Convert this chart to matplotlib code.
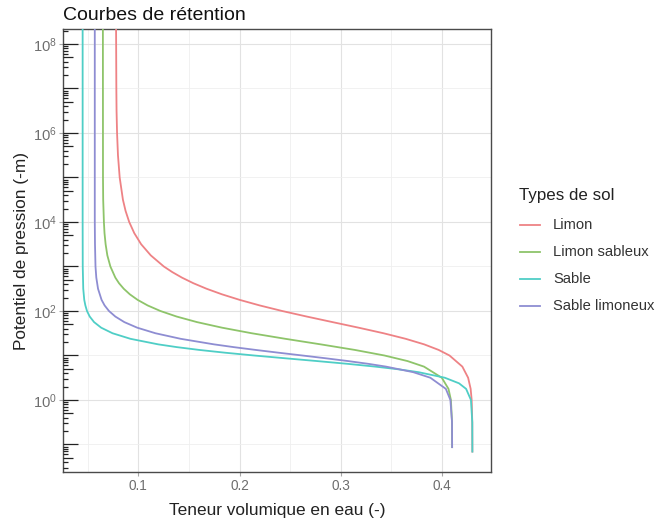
import matplotlib
matplotlib.use("Agg")
import matplotlib.pyplot as plt
from matplotlib.collections import LineCollection
from matplotlib.lines import Line2D
from matplotlib import transforms
from matplotlib.ticker import FixedLocator, FixedFormatter, NullFormatter
import numpy as np

plt.rcParams['font.family'] = ['Liberation Sans', 'DejaVu Sans']
plt.rcParams['mathtext.fontset'] = 'custom'
plt.rcParams['mathtext.rm'] = 'Liberation Sans'

# ---- retention curves: log10 of pressure head (m) and volumetric water content ----
soil_types = ['Limon', 'Limon sableux', 'Sable', 'Sable limoneux']

limon_logh = [-1.18, -0.5, 0, 0.25, 0.5, 0.75, 1.0, 1.125, 1.25, 1.375, 1.5, 1.625,
              1.75, 1.875, 2.0, 2.125, 2.25, 2.375, 2.5, 2.625, 2.75, 2.875, 3.0, 3.25,
              3.5, 3.75, 4.0, 4.25, 4.5, 5.0, 5.5, 6.0, 6.5, 7.0, 8.5]
limon_theta = [0.4300, 0.4299, 0.4293, 0.4283, 0.4258, 0.4201, 0.4074, 0.3967, 0.3824,
               0.3641, 0.3422, 0.3176, 0.2919, 0.2664, 0.2421, 0.2199, 0.2001, 0.1826,
               0.1674, 0.1543, 0.1431, 0.1335, 0.1252, 0.1123, 0.1028, 0.0960, 0.0910,
               0.0874, 0.0848, 0.0816, 0.0799, 0.0790, 0.0785, 0.0783, 0.0780]

limon_sableux_logh = [-1.08, -0.5, 0, 0.25, 0.5, 0.75, 0.875, 1.0, 1.125, 1.25, 1.375,
                      1.5, 1.625, 1.75, 1.875, 2.0, 2.125, 2.25, 2.375, 2.5, 2.625, 2.75,
                      3.0, 3.25, 3.5, 3.75, 4.0, 4.5, 5.0, 8.5]
limon_sableux_theta = [0.4100, 0.4099, 0.4088, 0.4064, 0.3998, 0.3822, 0.3659, 0.3431,
                       0.3139, 0.2802, 0.2452, 0.2120, 0.1827, 0.1580, 0.1379, 0.1218,
                       0.1092, 0.0993, 0.0916, 0.0856, 0.0809, 0.0773, 0.0724, 0.0694,
                       0.0677, 0.0666, 0.0660, 0.0653, 0.0651, 0.0650]

sable_logh = [-1.18, -0.5, 0, 0.25, 0.375, 0.5, 0.625, 0.6875, 0.75, 0.8125, 0.875,
              0.9375, 1.0, 1.0625, 1.125, 1.1875, 1.25, 1.375, 1.5, 1.625, 1.75, 1.875,
              2.0, 2.125, 2.25, 2.5, 3.0, 4.0, 8.5]
sable_theta = [0.4300, 0.4299, 0.4286, 0.4238, 0.4168, 0.4028, 0.3768, 0.3577, 0.3341,
               0.3067, 0.2764, 0.2450, 0.2143, 0.1857, 0.1602, 0.1382, 0.1197, 0.0922,
               0.0745, 0.0633, 0.0563, 0.0520, 0.0493, 0.0477, 0.0466, 0.0456, 0.0451,
               0.0450, 0.0450]

sable_limoneux_logh = [-1.08, -0.5, 0, 0.25, 0.5, 0.625, 0.75, 0.8125, 0.875, 0.9375,
                       1.0, 1.0625, 1.125, 1.1875, 1.25, 1.375, 1.5, 1.625, 1.75, 1.875,
                       2.0, 2.125, 2.25, 2.5, 2.75, 3.0, 3.5, 4.0, 8.5]
sable_limoneux_theta = [0.4100, 0.4099, 0.4083, 0.4038, 0.3885, 0.3716, 0.3447, 0.3272,
                        0.3071, 0.2851, 0.2620, 0.2386, 0.2159, 0.1944, 0.1748, 0.1418,
                        0.1169, 0.0989, 0.0862, 0.0773, 0.0710, 0.0667, 0.0637, 0.0602,
                        0.0585, 0.0577, 0.0572, 0.0570, 0.0570]

x_ticks = [0.1, 0.2, 0.3, 0.4]
x_tick_labels = ['0.1', '0.2', '0.3', '0.4']
y_label_exponents = [0, 2, 4, 6, 8]

colors = ['#EE8285', '#8EC46A', '#4FCEC6', '#8E8DD2']

series = [
    (limon_logh, limon_theta),
    (limon_sableux_logh, limon_sableux_theta),
    (sable_logh, sable_theta),
    (sable_limoneux_logh, sable_limoneux_theta),
]

W, H = 656, 527
fig = plt.figure(figsize=(W / 100, H / 100), dpi=100)
left, right, top, bottom = 63, 491, 29, 472.3
ax = fig.add_axes([left / W, 1 - bottom / H, (right - left) / W, (bottom - top) / H])

for (lh, th), col in zip(series, colors):
    ax.plot(th, 10.0 ** np.asarray(lh), color=col, lw=1.3, solid_capstyle='butt',
            solid_joinstyle='round', zorder=3)

ax.set_yscale('log')
ax.set_xlim(0.0256, 0.4484)
ax.set_ylim(10 ** -1.625, 10 ** 8.337)

# ticks and grid
ax.xaxis.set_major_locator(FixedLocator(x_ticks))
ax.xaxis.set_major_formatter(FixedFormatter(x_tick_labels))
ax.xaxis.set_minor_locator(FixedLocator([0.05, 0.15, 0.25, 0.35]))
ax.yaxis.set_major_locator(FixedLocator([10.0 ** k for k in y_label_exponents]))
ax.yaxis.set_major_formatter(FixedFormatter([r'$\mathregular{10^{%d}}$' % k for k in y_label_exponents]))
ax.yaxis.set_minor_locator(FixedLocator([10.0 ** k for k in (-1, 1, 3, 5, 7)]))
ax.yaxis.set_minor_formatter(NullFormatter())

ax.grid(which='major', color='#e2e2e2', lw=0.8, zorder=0)
ax.grid(which='minor', color='#efefef', lw=0.6, zorder=0)
ax.set_axisbelow(True)
ax.tick_params(which='major', length=2.6, width=0.8, color='#a8a8a8',
               labelcolor='#6e6e6e', pad=2.5)
ax.tick_params(axis='x', which='major', labelsize=9.8)
ax.tick_params(axis='y', which='major', labelsize=10.6, pad=2)
ax.tick_params(which='minor', length=0)

for s in ax.spines.values():
    s.set_color('#4a4a4a')
    s.set_linewidth(1.0)

# log tick marks along the left side, inside the panel
trans = transforms.blended_transform_factory(ax.transAxes, ax.transData)
ymin, ymax = ax.get_ylim()
segs = []
pw = right - left
for k in range(-2, 9):
    for j in range(1, 10):
        v = j * 10.0 ** k
        if ymin <= v <= ymax:
            ln = 15 if j == 1 else (10 if j == 5 else 5)
            segs.append([(0, v), (ln / pw, v)])
ax.add_collection(LineCollection(segs, colors='#222222', linewidths=0.9,
                                 transform=trans, zorder=4))

ax.set_xlabel('Teneur volumique en eau (-)', fontsize=12.4, color='#222222', labelpad=7)
ax.set_ylabel('Potentiel de pression (-m)', fontsize=12.4, color='#222222', labelpad=3)

fig.text(left / W, 1 - 15 / H, 'Courbes de rétention', fontsize=14, color='#111111',
         ha='left', va='center')

# legend
fig.text(519 / W, 1 - 196 / H, 'Types de sol', fontsize=12.2, color='#222222',
         ha='left', va='center')
for i, (name, col) in enumerate(zip(soil_types, colors)):
    yc = 1 - (225 + 27 * i) / H
    fig.add_artist(Line2D([520 / W, 540 / W], [yc, yc], color=col, lw=1.3,
                          transform=fig.transFigure))
    fig.text(553 / W, yc, name, fontsize=10.6, color='#333333', ha='left', va='center')

fig.savefig('out.png', dpi=100)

◇ ◇ ◇ ◇

WHAT YOU WILL DO: Pictures are excluded; extract exactly the lines from the start of the data through the line that holds "import numpy as np", both ends included.

EXPECTED ANSWER:
Convert this chart to matplotlib code.
import matplotlib
matplotlib.use("Agg")
import matplotlib.pyplot as plt
from matplotlib.collections import LineCollection
from matplotlib.lines import Line2D
from matplotlib import transforms
from matplotlib.ticker import FixedLocator, FixedFormatter, NullFormatter
import numpy as np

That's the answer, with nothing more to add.